Problem to solve =>
In the material below, please retype the lines from the very first through the one with "var yTicks = [1, 3, 10, 30, 100];", exactly and without pictures.

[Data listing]
▼▼▼
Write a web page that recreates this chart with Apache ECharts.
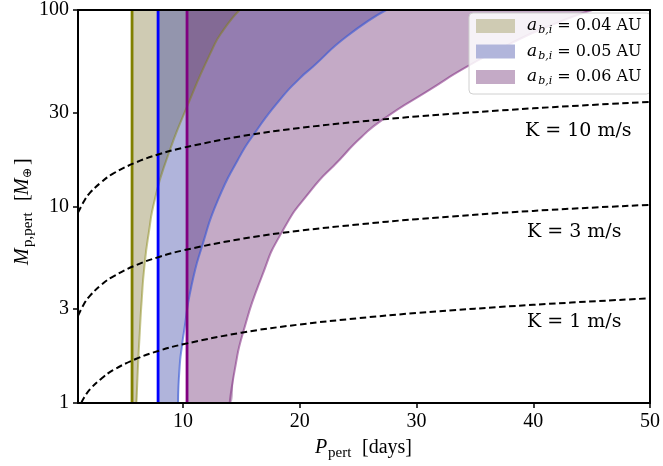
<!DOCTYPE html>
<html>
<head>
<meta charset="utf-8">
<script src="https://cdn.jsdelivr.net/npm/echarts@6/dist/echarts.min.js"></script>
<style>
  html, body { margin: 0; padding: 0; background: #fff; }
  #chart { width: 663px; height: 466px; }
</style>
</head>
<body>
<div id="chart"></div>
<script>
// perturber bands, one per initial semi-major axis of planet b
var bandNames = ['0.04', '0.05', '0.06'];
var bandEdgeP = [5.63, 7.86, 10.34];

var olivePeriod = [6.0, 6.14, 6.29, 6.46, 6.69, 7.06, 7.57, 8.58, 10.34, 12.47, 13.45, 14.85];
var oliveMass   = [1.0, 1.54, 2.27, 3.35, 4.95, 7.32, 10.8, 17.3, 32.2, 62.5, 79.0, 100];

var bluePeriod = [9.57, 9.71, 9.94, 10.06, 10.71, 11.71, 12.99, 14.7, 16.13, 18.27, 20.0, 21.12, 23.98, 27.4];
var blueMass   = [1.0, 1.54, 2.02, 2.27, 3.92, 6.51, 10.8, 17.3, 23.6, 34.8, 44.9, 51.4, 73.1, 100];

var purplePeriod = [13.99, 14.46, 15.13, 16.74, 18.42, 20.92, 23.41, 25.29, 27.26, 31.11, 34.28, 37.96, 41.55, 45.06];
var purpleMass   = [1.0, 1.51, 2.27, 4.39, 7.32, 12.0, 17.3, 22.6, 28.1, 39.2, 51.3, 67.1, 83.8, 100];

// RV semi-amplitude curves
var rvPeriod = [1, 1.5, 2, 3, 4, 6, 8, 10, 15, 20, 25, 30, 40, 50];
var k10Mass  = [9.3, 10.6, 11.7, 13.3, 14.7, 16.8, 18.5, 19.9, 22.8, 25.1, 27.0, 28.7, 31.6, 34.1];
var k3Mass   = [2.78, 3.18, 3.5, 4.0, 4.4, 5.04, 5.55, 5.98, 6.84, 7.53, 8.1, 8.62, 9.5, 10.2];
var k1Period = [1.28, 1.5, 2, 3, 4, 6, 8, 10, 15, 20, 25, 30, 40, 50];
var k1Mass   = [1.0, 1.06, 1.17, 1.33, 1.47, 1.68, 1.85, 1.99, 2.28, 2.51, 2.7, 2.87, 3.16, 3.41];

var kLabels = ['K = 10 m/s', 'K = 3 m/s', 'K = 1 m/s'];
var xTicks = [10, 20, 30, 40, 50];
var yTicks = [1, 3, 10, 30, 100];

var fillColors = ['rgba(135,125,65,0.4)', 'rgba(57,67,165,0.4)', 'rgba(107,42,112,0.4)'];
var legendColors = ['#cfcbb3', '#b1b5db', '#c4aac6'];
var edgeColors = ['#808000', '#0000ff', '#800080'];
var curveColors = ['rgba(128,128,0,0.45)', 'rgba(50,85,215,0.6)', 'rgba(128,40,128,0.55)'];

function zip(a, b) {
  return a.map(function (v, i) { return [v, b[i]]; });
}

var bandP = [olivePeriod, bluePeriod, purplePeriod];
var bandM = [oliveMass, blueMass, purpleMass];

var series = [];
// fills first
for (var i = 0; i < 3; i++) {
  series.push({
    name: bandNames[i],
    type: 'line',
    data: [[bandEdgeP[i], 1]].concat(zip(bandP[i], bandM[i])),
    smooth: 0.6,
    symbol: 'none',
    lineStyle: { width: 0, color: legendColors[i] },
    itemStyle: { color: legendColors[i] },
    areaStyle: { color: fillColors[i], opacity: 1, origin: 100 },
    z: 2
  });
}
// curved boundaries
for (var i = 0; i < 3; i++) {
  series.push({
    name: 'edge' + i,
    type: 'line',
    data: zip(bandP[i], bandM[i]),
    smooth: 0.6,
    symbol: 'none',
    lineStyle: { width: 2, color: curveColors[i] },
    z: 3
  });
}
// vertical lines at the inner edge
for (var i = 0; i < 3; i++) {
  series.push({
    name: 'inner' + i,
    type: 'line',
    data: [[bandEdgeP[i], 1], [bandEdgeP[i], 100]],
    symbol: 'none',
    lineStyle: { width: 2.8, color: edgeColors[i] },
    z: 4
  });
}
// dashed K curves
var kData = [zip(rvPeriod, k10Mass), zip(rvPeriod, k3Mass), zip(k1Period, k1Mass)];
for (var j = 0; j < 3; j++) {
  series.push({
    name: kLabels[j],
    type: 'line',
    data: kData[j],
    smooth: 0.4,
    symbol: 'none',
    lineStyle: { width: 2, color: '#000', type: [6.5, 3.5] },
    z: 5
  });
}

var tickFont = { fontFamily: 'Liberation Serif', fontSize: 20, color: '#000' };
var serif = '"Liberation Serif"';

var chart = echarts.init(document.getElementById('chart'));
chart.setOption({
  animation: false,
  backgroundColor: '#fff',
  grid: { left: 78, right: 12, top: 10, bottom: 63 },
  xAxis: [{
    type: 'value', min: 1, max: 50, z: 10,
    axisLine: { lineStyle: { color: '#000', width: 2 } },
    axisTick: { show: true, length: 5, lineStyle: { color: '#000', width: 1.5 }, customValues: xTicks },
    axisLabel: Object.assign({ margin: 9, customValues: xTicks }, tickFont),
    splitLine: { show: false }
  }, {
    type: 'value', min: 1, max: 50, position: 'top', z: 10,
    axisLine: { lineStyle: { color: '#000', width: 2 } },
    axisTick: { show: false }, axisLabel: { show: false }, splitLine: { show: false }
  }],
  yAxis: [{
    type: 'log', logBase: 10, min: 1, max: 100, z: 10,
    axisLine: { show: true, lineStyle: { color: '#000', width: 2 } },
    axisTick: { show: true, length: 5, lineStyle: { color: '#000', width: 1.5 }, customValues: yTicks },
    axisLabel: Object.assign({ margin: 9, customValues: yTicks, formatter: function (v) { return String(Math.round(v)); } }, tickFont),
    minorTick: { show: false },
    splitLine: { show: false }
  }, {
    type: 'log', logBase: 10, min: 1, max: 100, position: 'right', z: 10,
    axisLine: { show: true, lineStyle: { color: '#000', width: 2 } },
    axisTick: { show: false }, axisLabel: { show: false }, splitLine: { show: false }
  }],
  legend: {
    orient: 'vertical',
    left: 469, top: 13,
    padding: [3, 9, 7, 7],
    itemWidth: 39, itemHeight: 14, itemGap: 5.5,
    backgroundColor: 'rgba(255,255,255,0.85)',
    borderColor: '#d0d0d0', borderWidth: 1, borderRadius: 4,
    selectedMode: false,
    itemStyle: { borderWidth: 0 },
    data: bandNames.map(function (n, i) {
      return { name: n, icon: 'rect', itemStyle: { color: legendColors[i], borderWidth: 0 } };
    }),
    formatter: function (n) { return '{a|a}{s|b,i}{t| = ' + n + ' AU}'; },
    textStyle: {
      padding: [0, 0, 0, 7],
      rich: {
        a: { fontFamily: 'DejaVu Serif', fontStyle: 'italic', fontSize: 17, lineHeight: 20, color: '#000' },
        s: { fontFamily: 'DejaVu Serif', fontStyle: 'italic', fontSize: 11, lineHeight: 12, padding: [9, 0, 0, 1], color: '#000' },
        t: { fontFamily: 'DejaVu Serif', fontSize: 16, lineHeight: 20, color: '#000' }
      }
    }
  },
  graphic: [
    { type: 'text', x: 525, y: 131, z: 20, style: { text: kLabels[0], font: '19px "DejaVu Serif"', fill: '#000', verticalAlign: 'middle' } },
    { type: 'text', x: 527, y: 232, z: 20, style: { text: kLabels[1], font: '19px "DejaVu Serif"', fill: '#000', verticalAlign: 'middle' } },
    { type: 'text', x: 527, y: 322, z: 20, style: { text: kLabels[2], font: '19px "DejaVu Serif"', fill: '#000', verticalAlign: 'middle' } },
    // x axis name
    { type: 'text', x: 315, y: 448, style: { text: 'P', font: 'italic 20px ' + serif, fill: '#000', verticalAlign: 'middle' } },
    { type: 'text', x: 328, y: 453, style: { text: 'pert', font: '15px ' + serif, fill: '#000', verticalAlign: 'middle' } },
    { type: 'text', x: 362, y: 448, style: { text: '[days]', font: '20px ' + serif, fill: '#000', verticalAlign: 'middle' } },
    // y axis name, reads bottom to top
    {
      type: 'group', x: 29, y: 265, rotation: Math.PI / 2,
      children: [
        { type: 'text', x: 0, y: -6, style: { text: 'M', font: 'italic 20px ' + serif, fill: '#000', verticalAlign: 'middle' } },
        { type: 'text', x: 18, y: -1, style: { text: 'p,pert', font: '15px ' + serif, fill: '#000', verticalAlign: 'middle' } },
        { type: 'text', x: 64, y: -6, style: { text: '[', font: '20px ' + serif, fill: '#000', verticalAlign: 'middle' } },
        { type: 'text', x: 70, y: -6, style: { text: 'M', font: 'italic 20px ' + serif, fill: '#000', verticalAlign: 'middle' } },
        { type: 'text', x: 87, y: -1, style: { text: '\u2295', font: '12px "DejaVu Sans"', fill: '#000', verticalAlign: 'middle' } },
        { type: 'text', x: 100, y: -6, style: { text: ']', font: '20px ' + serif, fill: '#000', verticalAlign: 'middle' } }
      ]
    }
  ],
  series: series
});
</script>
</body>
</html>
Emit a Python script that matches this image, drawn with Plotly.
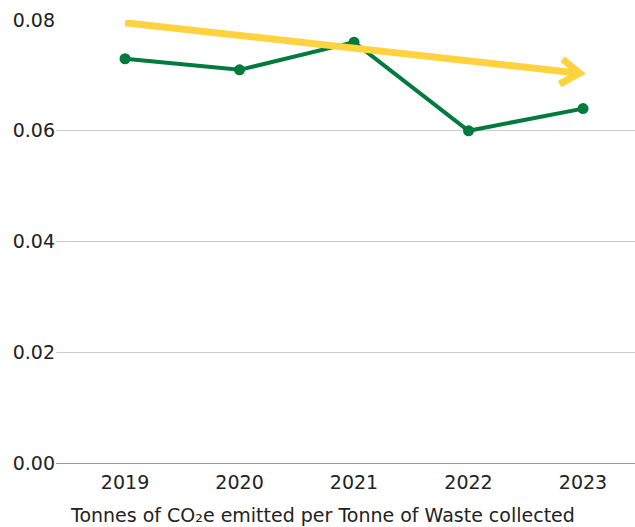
▲▲▲
Right answer =>
Write a web page that recreates this chart with Apache ECharts.
<!DOCTYPE html>
<html>
<head>
<meta charset="utf-8">
<script src="https://cdn.jsdelivr.net/npm/echarts@6/dist/echarts.min.js"></script>
<style>
  html, body { margin: 0; padding: 0; background: #fff; }
  #chart { width: 663px; height: 466px; }
</style>
</head>
<body>
<div id="chart"></div>
<script>
// perturber bands, one per initial semi-major axis of planet b
var bandNames = ['0.04', '0.05', '0.06'];
var bandEdgeP = [5.63, 7.86, 10.34];

var olivePeriod = [6.0, 6.14, 6.29, 6.46, 6.69, 7.06, 7.57, 8.58, 10.34, 12.47, 13.45, 14.85];
var oliveMass   = [1.0, 1.54, 2.27, 3.35, 4.95, 7.32, 10.8, 17.3, 32.2, 62.5, 79.0, 100];

var bluePeriod = [9.57, 9.71, 9.94, 10.06, 10.71, 11.71, 12.99, 14.7, 16.13, 18.27, 20.0, 21.12, 23.98, 27.4];
var blueMass   = [1.0, 1.54, 2.02, 2.27, 3.92, 6.51, 10.8, 17.3, 23.6, 34.8, 44.9, 51.4, 73.1, 100];

var purplePeriod = [13.99, 14.46, 15.13, 16.74, 18.42, 20.92, 23.41, 25.29, 27.26, 31.11, 34.28, 37.96, 41.55, 45.06];
var purpleMass   = [1.0, 1.51, 2.27, 4.39, 7.32, 12.0, 17.3, 22.6, 28.1, 39.2, 51.3, 67.1, 83.8, 100];

// RV semi-amplitude curves
var rvPeriod = [1, 1.5, 2, 3, 4, 6, 8, 10, 15, 20, 25, 30, 40, 50];
var k10Mass  = [9.3, 10.6, 11.7, 13.3, 14.7, 16.8, 18.5, 19.9, 22.8, 25.1, 27.0, 28.7, 31.6, 34.1];
var k3Mass   = [2.78, 3.18, 3.5, 4.0, 4.4, 5.04, 5.55, 5.98, 6.84, 7.53, 8.1, 8.62, 9.5, 10.2];
var k1Period = [1.28, 1.5, 2, 3, 4, 6, 8, 10, 15, 20, 25, 30, 40, 50];
var k1Mass   = [1.0, 1.06, 1.17, 1.33, 1.47, 1.68, 1.85, 1.99, 2.28, 2.51, 2.7, 2.87, 3.16, 3.41];

var kLabels = ['K = 10 m/s', 'K = 3 m/s', 'K = 1 m/s'];
var xTicks = [10, 20, 30, 40, 50];
var yTicks = [1, 3, 10, 30, 100];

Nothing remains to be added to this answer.